To the Golden Cities: Pursuing the American Jewish Dream in Miami and L.A.
- Author: Deborah Dash Moore
- Language: English
- Genre: Non-fiction
- Publisher: The Free Press
- Publication date: April 1994
- Publication place: United States

= To the Golden Cities =

1994 book written by Deborah Dash Moore

To the Golden Cities: Pursuing the American Jewish Dream in Miami and L.A. is an April 1994 book written by Deborah Dash Moore and published by The Free Press. It discusses the Jewish communities that formed in Los Angeles and Miami in the post-World War II period. Moore argued that the migration to new communities helped American Jews find their identities and that they "reinvented" themselves.

==Background==
Jenna Weissman Joselit of the New York University Department of Liberal Studies described Moore as "one of this generation's foremost historians of America's Jews". At the time of publication Moore was Vassar College's American culture program director.

Moore characterizes Jews who moved into newly established cities; which had a lack of established culture and tradition, mild climates, and lifestyles perceived as being casual; as "permanent tourists". The references include monographs and interviews.

Raymond A. Mohl of American Jewish History wrote that the oral history and archival research supporting the book serves as its "great strength". Carol R. Glatt of the Veterans Affairs Medical Center Library, Philadelphia wrote that the book's documentation was "solid".

==Content==
The book covers the post-World War II period up until the early 1960s.

Stephen J. Whitfield of Brandeis University stated that the book focuses more on similarities between Los Angeles and Miami rather than differences; he argued that "southern regionalists" may dispute the technique, but that "her approach is compelling when framed within Jewish history".

Joselit wrote that Moore emphasizes that "the Jewish historical experience, from Minsk to Miami, is grounded less in the particularities of place-in the "style of the landscape"-than in its promise" and that "the sense of possibility" appears throughout the work.

Moore stated that Jewish culture continued to thrive in Los Angeles and Miami even though some individuals decades earlier predicted it would evaporate, and therefore she argued that Jewish culture will continue to be intact.

==Reception==
Glatt wrote that the book had a "fluid, readable style" and that "This seminal work will be widely read."

Joselit wrote that much of the phenomena described in the book "have as much to do with postwar America more generally than with the
specific geographical contours of Miami and Los Angeles".

Mohl wrote that To the Golden Cities was overall "an excellent book, deeply researched and extremely readable", but he took issue with the book's central thesis that the new Jewish society formed in Miami and Los Angeles, arguing that it also could have formed in suburbs of older cities and that social and political movements divided Jews in the North, not only in the South.

Eugene Patron of The Forward wrote that the book "for the most part [...] is an engaging exploration of what has been an untold story" although "an overload of details" sometimes "bogs down" the book.

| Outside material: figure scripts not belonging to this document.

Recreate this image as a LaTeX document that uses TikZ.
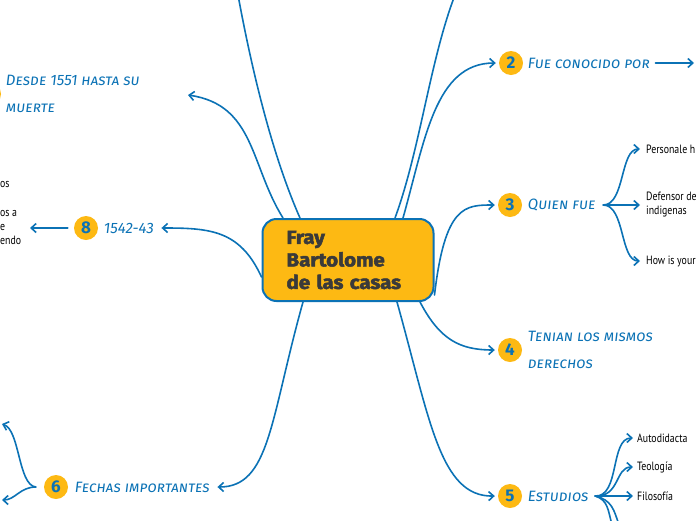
\documentclass[tikz,border=0pt]{standalone}
\usepackage{fontspec}
\setmainfont{Fira Sans}
\newfontfamily\handfont[Letters=SmallCaps,FakeSlant=0.12]{Fira Sans}
\newfontfamily\leaffont[FakeStretch=0.82]{PT Sans}
\newfontfamily\heavyfont[FakeBold=2.5,FakeStretch=1.08]{Fira Sans}
\usetikzlibrary{arrows.meta,positioning}

\definecolor{mapblue}{HTML}{0B72B5}
\definecolor{mapgold}{HTML}{FDB913}
\definecolor{mapink}{HTML}{3A3A3A}

\tikzset{
  link/.style={draw=mapblue,line width=1.6pt,line cap=round,-{Straight Barb[length=5pt,width=9pt]}},
  badge/.style={circle,fill=mapgold,minimum size=24pt,inner sep=0pt,text=mapblue,
    font=\bfseries\fontsize{17}{17}\selectfont},
  branch/.style={anchor=west,text=mapblue,font=\handfont\fontsize{15}{27}\selectfont,
    inner sep=0pt,align=left},
  leaf/.style={anchor=west,text=black,font=\leaffont\fontsize{12}{14}\selectfont,
    inner sep=0pt,align=left},
}

\begin{document}
\begin{tikzpicture}[x=1pt,y=-1pt]
  \useasboundingbox (0,0) rectangle (696,520);

  % central topic
  \node[draw=mapblue,line width=2pt,fill=mapgold,rounded corners=14pt,
    minimum width=171pt,minimum height=82pt,inner xsep=0pt,text width=123pt,
    align=left,text=mapink,font=\heavyfont\bfseries\fontsize{19}{22.5}\selectfont]
    (main) at (348,260) {Fray\\Bartolome\\de las casas};

  % badges and branch labels
  \node[badge] (c1) at (-11,94) {};
  \node[branch,right=4pt of c1] (t1) {Desde 1551 hasta su\\muerte};
  \node[badge] (c2) at (511,63) {2};
  \node[branch,right=4pt of c2] (t2) {Fue conocido por};
  \node[badge] (c3) at (510,205) {3};
  \node[branch,right=5pt of c3] (t3) {Quien fue};
  \node[badge] (c4) at (510,350) {4};
  \node[branch,right=5pt of c4] (t4) {Tenian los mismos\\derechos};
  \node[badge] (c5) at (510,496) {5};
  \node[branch,right=5pt of c5] (t5) {Estudios};
  \node[badge] (c6) at (56,487) {6};
  \node[branch,right=6pt of c6] (t6) {Fechas importantes};
  \node[badge] (c8) at (86,228) {8};
  \node[branch,right=5pt of c8] (t8) {1542-43};

  % leaves
  \node[leaf] (p1) at (646,149) {Personale h};
  \node[leaf] (p2) at (646,205) {Defensor de\\indigenas};
  \node[leaf] (p3) at (646,261) {How is your};
  \node[leaf] (e1) at (637,438) {Autodidacta};
  \node[leaf] (e2) at (637,467) {Teología};
  \node[leaf] (e3) at (637,496) {Filosofía};
  \node[leaf] (h1) at (0,184) {os};
  \node[leaf] (h2) at (0,227) {os a\\e\\endo};

  % loose ends
  \coordinate (u1) at (238,-5);
  \coordinate (u2) at (455,-5);
  \coordinate (a1) at (188,95);
  \coordinate (f2) at (694,63);
  \coordinate (f8) at (30,228);
  \coordinate (f6a) at (2,424);
  \coordinate (f6b) at (2,500);
  \coordinate (f5a) at (612,525);
  \coordinate (f5b) at (619,525);

  % main branches
  \draw[link,-] ([xshift=-48pt]main.north) .. controls (270,150) and (250,60) .. (u1);
  \draw[link,-] ([xshift=47pt]main.north) .. controls (420,150) and (430,60) .. (u2);
  \draw[link] ([xshift=-65pt]main.north) .. controls (250,165) and (255,105) .. (a1);
  \draw[link] ([xshift=55pt]main.north) .. controls (425,140) and (435,63) .. ([xshift=-3pt]c2.west);
  \draw[link] ([yshift=-35pt]main.east) .. controls (445,205) and (465,205) .. ([xshift=-3pt]c3.west);
  \draw[link] ([xshift=72pt]main.south) .. controls (440,340) and (460,350) .. ([xshift=-3pt]c4.west);
  \draw[link] ([xshift=49pt]main.south) .. controls (430,420) and (440,497) .. ([xshift=-3pt]c5.west);
  \draw[link] ([xshift=-45pt]main.south) .. controls (270,420) and (270,487) .. ([xshift=8pt]t6.east);
  \draw[link] ([yshift=-17pt]main.west) .. controls (240,230) and (210,228) .. ([xshift=8pt]t8.east);

  % sub branches
  \draw[link] ([xshift=6pt]t2.east) -- (f2);
  \draw[link] ([xshift=8pt]t3.east) .. controls (625,205) and (620,149) .. ([xshift=-6pt]p1.west);
  \draw[link] ([xshift=8pt]t3.east) -- ([xshift=-6pt]p2.west);
  \draw[link] ([xshift=8pt]t3.east) .. controls (625,205) and (620,261) .. ([xshift=-6pt]p3.west);
  \draw[link] ([xshift=7pt]t5.east) .. controls (620,497) and (610,438) .. ([xshift=-4pt]e1.west);
  \draw[link] ([xshift=7pt]t5.east) .. controls (620,497) and (615,467) .. ([xshift=-4pt]e2.west);
  \draw[link] ([xshift=7pt]t5.east) -- ([xshift=-4pt]e3.west);
  \draw[link,-] ([xshift=7pt]t5.east) .. controls (608,500) and (608,510) .. (f5a);
  \draw[link,-] ([xshift=7pt]t5.east) .. controls (612,500) and (614,510) .. (f5b);
  \draw[link] ([xshift=-6pt]c8.west) -- (f8);
  \draw[link] ([xshift=-8pt]c6.west) .. controls (18,485) and (20,430) .. (f6a);
  \draw[link] ([xshift=-8pt]c6.west) .. controls (20,487) and (15,500) .. (f6b);
\end{tikzpicture}
\end{document}
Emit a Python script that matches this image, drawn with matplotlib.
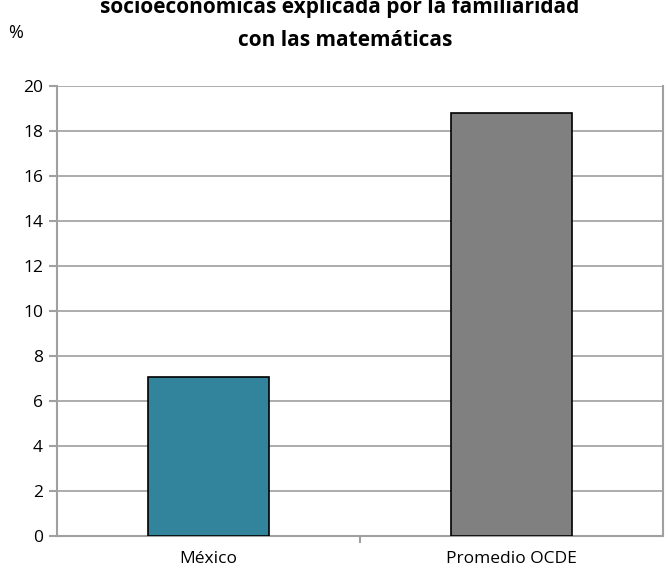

June Sochen of the Northeastern Illinois University Department of History wrote that "has done a fine job of synthesizing" its sources "to produce the first important analysis of this migration" and that the book "will be the foundation upon which future studies of the subject are built."

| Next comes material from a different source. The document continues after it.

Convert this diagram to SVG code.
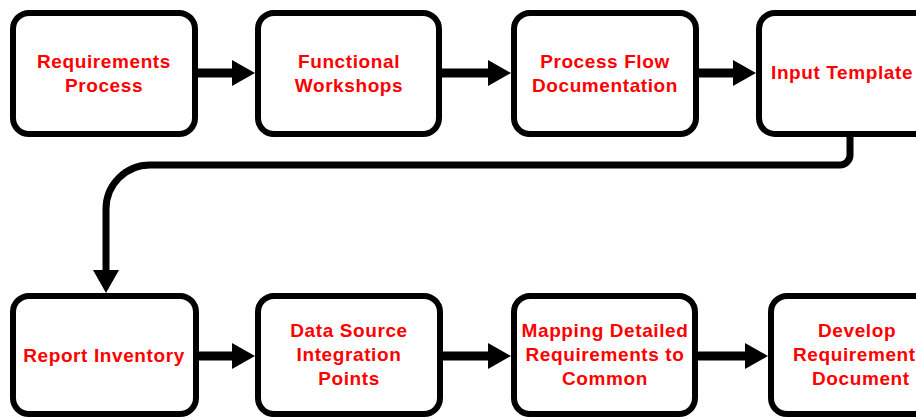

Whitfield stated that the book was "the best social history of Miami Jewry" because To The Golden Cities "is also the only serious history of that community" and therefore giving this distinction would be "faint praise". Whitfield praised the "clear and unobtrusive" design and prose and the research undertaken, but he argued that the phenomena happening in Miami and Los Angeles also happened in the north and that the events reflect broader Jewish history rather than specific histories of the U.S. Sunbelt.